Its not all perfect though. due to the fact that the rendering is done on the host in top-level windows inside the qemu window, games and single-window GL apps work very well - but it all goes a bit wonky when you try to overlap windows.
It would be *possible* to make this work using this approach, but it'd be hairy as hell, so instead, I'm going to render into a buffer and copy this to the guest, to be blitted into its window. This solves a lot of problems, and since I'm after rendering correctness, thats a good thing. Specifically, problems like the window overlapping issue just go away because the guest OSes X-server will be just blitting pixmaps for us, and halted GL processes on the guest wont leave a GL rectangle on screen whilst the window-manager cheerfully moves the window border around…
I've begun work on coding this and the screenshot below proves the concept - the rear window is rendered into a pixmap and the foreground one correctly overlaps it. The tearing is, surprisingly, a side-effect of using X to screenshot the scene.
A feasability study in order to see if this approach could work. I took this (2 year old) patch to qemu and began updating it.
Accelerated 3D is a feature that's been missing from virtual machines generally, and will allow easier/sandboxed testing of new 3D platforms and applications.

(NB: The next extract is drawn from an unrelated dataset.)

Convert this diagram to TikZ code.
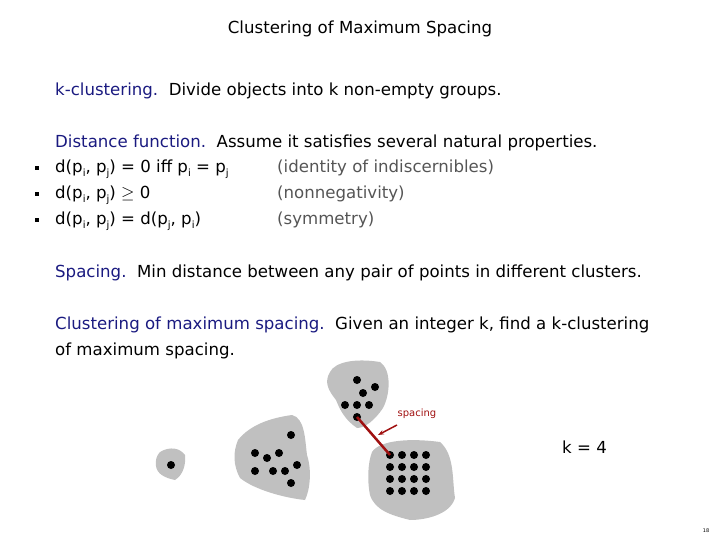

Although the qemu-native (int 0x99) method of passing the openGL data from guest to host didnt survive the quick forward port, the TCP based rendering forwarding did, and works pretty well (70fps in quake3 on a Lenovo X200 laptop, compared to ~85fps native). If this were to be adopted and modified to use virtio I would expect performance to be nearly the same as native.